The latest work by the New York artist Moyra Davey is characterised by a radical sound/image split that, while initially intriguing, never coalesces into a discernible set of meanings.

3 March 2023

By Travis Jeppesen

Horse Opera (2022) © Moyra Davey
Sight and Sound
  • Reviewed from the 2023 Berlin International Film Festival

The latest film by multi-hyphenate Moyra Davey draws on the New York-based creator’s longstanding interests and combined practice of writing, film, criticism, photography, visual art and cultural history. Horse Opera, its title nodding to the Western genre, deploys the classic avant-garde tactic of the radical sound/image split, synonymous with the likes of Jean-Luc Godard and Chris Marker. For the first half of the film, the images are collaged mainly from footage of horses, mostly female, in their natural habitat – tails a-wagging, flies buzzing around their faces – with a particular fixation on their butt-crack and genitalia, especially when those genitals are in the process of emitting urine. The soundtrack is centred around a recitation, by the artist, of a work of fictocriticism focusing on the exploits of a character called L, probably a stand-in for Davey herself (a presumption made in part based on themes and events referred to in Davey’s earlier critical and nonfiction writings).
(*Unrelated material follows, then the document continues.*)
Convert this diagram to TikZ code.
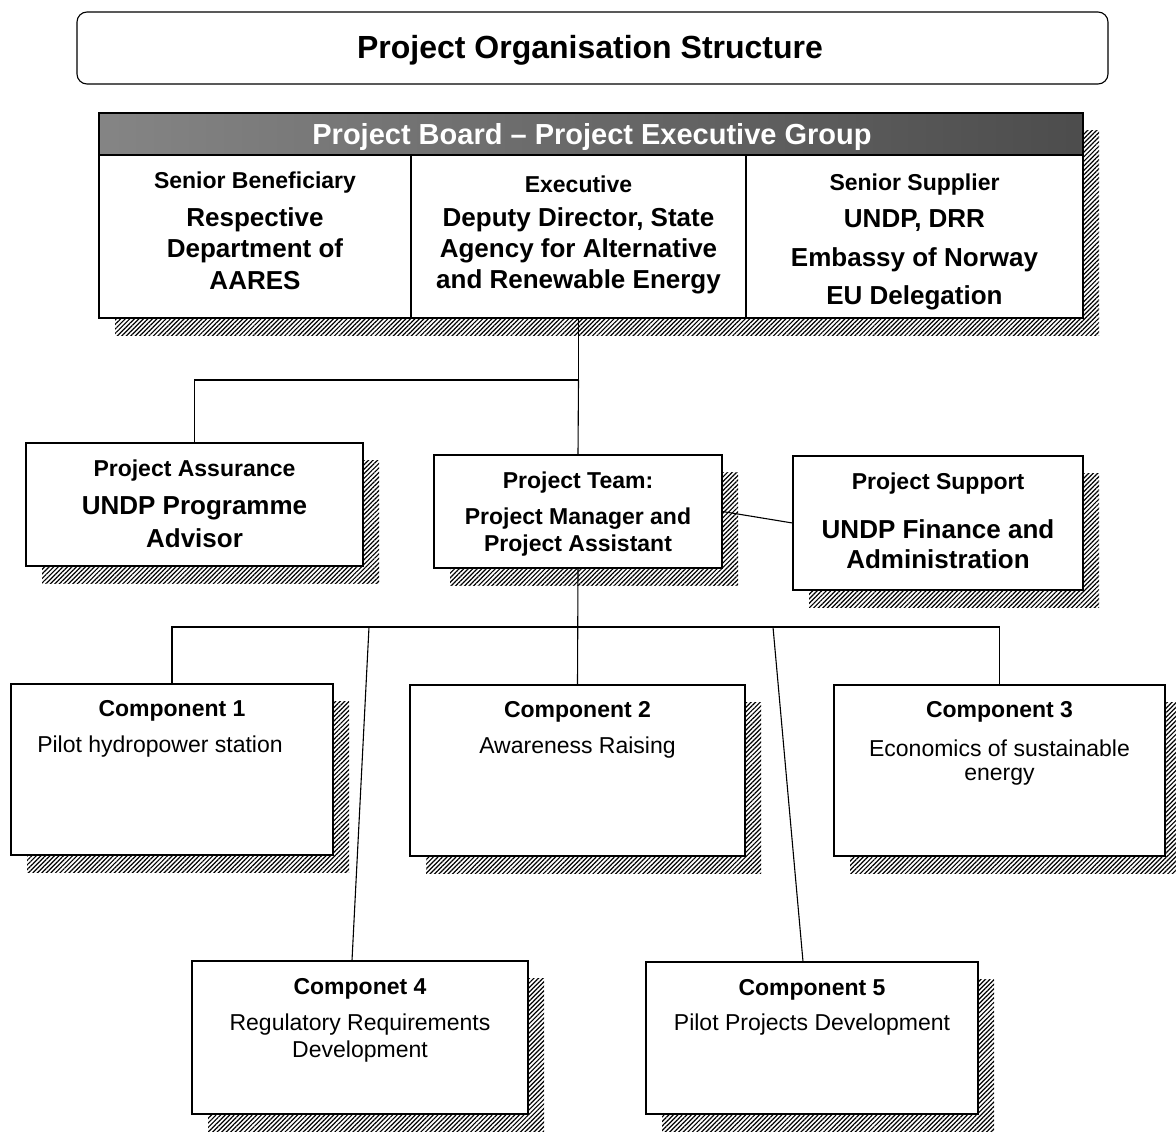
\documentclass[tikz,border=0pt]{standalone}
\usepackage{fontspec}
\setmainfont{Liberation Sans}
\usetikzlibrary{patterns.meta}
\newcommand{\fsz}[1]{\fontsize{#1}{#1}\selectfont}
\tikzset{
  hatchshadow/.style={preaction={draw=none, pattern={Lines[angle=45,distance=3.2pt,line width=1.2pt]}, transform canvas={shift={(16pt,-17pt)}}}},
  box/.style={draw, line width=1.1pt, fill=white, rectangle, inner sep=0pt, hatchshadow},
  plainbox/.style={draw, line width=1.1pt, fill=white, rectangle, inner sep=0pt},
  lbl/.style={font=\fsz{23}\bfseries, align=center, inner sep=0pt, yshift=-3pt},
  big/.style={font=\fsz{26}\bfseries, align=center, inner sep=0pt, yshift=-3pt},
  txt/.style={font=\fsz{23}, align=center, inner sep=0pt, yshift=-3pt},
  conn/.style={line width=1.1pt}
}
\begin{document}
\begin{tikzpicture}[x=1pt,y=-1pt]
\useasboundingbox (0,0) rectangle (1176,1132);
% title
\node[draw, line width=1.1pt, rounded corners=10pt, minimum width=1031pt, minimum height=72pt] (title) at (592.5,48) {};
\node[font=\fsz{32}\bfseries, inner sep=0pt, yshift=-3pt] (titletext) at (590,47) {Project Organisation Structure};
% board
\node[box, minimum width=984pt, minimum height=205pt] (board) at (591,215.5) {};
\node[draw, line width=1.1pt, left color=black!48, right color=black!70, minimum width=984pt, minimum height=42pt, inner sep=0pt] (hdr) at (591,134) {};
\node[font=\fsz{29}\bfseries, text=white, inner sep=0pt, yshift=-2pt] (hdrtext) at (592,135) {Project Board -- Project Executive Group};
\node[plainbox, minimum width=312pt, minimum height=163pt] (col1) at (255,236.5) {};
\node[plainbox, minimum width=335pt, minimum height=163pt] (exec) at (578.5,236.5) {};
\node[plainbox, minimum width=337pt, minimum height=163pt] (col3) at (914.5,236.5) {};
\node[lbl] (l1) at (255,180) {Senior Beneficiary};
\node[big] (t1a) at (255,217) {Respective};
\node[big] (t1b) at (255,248) {Department of};
\node[big] (t1c) at (255,278) {AARES};
\node[lbl] (l2) at (578.5,181) {Executive};
\node[big] (t2a) at (578.5,217) {Deputy Director, State};
\node[big] (t2b) at (578.5,248) {Agency for Alternative};
\node[big] (t2c) at (578.5,279) {and Renewable Energy};
\node[lbl] (l3) at (914.5,182) {Senior Supplier};
\node[big] (t3a) at (914.5,218) {UNDP, DRR};
\node[big] (t3b) at (914.5,257) {Embassy of Norway};
\node[big] (t3c) at (914.5,295) {EU Delegation};
% middle row
\node[box, minimum width=337pt, minimum height=123pt] (assure) at (194.5,504.5) {};
\node[lbl] (a1) at (194.5,468) {Project Assurance};
\node[big] (a2) at (194.5,505) {UNDP Programme};
\node[big] (a3) at (194.5,535) {Advisor};
\node[box, minimum width=288pt, minimum height=113pt] (team) at (578,511.5) {};
\node[lbl] (m1) at (578,480) {Project Team:};
\node[lbl] (m2) at (578,516) {Project Manager and};
\node[lbl] (m3) at (578,543) {Project Assistant};
\node[box, minimum width=290pt, minimum height=134pt] (support) at (938,523) {};
\node[lbl] (s1) at (938,481) {Project Support};
\node[big] (s2) at (938,526) {UNDP Finance and};
\node[big] (s3) at (938,556) {Administration};
% components
\node[box, minimum width=322pt, minimum height=171pt] (c1) at (172,769.5) {};
\node[lbl] (c1a) at (172,708) {Component 1};
\node[txt] (c1b) at (160,744) {Pilot hydropower station};
\node[box, minimum width=335pt, minimum height=171pt] (c2) at (577.5,770.5) {};
\node[lbl] (c2a) at (577.5,709) {Component 2};
\node[txt] (c2b) at (577.5,745) {Awareness Raising};
\node[box, minimum width=331pt, minimum height=171pt] (c3) at (999.5,770.5) {};
\node[lbl] (c3a) at (999.5,709) {Component 3};
\node[txt] (c3b) at (999.5,745) {Economics of sustainable};
\node[txt] (c3c) at (999.5,774) {energy};
\node[box, minimum width=336pt, minimum height=153pt] (c4) at (360,1037.5) {};
\node[lbl] (c4a) at (360,986) {Componet 4};
\node[txt] (c4b) at (360,1022) {Regulatory Requirements};
\node[txt] (c4c) at (360,1049) {Development};
\node[box, minimum width=332pt, minimum height=152pt] (c5) at (812,1038) {};
\node[lbl] (c5a) at (812,987) {Component 5};
\node[txt] (c5b) at (812,1022) {Pilot Projects Development};
% connectors
\coordinate (split) at (578.5,380);
\coordinate (bus) at (578,627);
\coordinate (b4) at (369,627);
\coordinate (b5) at (773,627);
\draw[conn] (exec.south) -- (split) -| (assure.north);
\draw[conn] (split) -- (team.north);
\draw[conn] (team.east) -- (support.west);
\draw[conn] (team.south) -- (c2.north);
\draw[conn] (c1.north) |- (bus) -| (c3.north);
\draw[conn] (b4) -- ([xshift=-8pt]c4.north);
\draw[conn] (b5) -- ([xshift=-9pt]c5.north);
\end{tikzpicture}
\end{document}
As footage of the recording of this spoken narrative – showing Davey pacing back and forth in her living room with headphones on, gripping her mobile phone – makes clear halfway through the film, its deliberately stilted delivery was rooted in her decision to recite it while listening to a pre-recorded version of the text; why this decision was made is less clear, as it doesn’t seem to add anything on the level of form or texture to the overall film.

L’s two primary activities appear to be reading – in particular, a passionate exegesis of Hilton Als’s recent work – and going out to parties where she takes various drugs. Onscreen, the images start to vary: the camera might follow the movements of a lizard or a snake rather than the dilations of a horse vulva; or an empty interior, presumably the place where Davey was conducting her audio recordings; or her bookshelf, her record collection, or a dog walking through the snow. These images detachedly accompany the narrative of L: reading about Charles Olson’s projective verse while she waits in a doctor’s office; shitting her pants on the way to a club after insufflating a line of coke; reminiscing about David Mancuso’s loft parties…

This premise keeps our interest for perhaps three-quarters of the film, allowing us to sink into the fabric of the piece and be compelled by the freshness of the sound/image split. But after being subjected to the umpteenth close-up of piss spewing out of a horse’s vagina, I found myself wondering what it all means. The problem, I think, falls on the side of the audial narrative, and specifically with the limits of autofiction, the register in which Davey is working here. As with literary autofiction, material that starts off compellingly can easily turn tediously self-indulgent, especially when diaristic reflections refuse to coalesce into either some kind of narrative arc or a set of meanings. Perhaps if these meandering pseudo-fictional reflections had been supported by a more thorough and profound consideration of the sound/image disjunction, Horse Opera might have been of greater interest to cinephiles rather than simply zoophiles.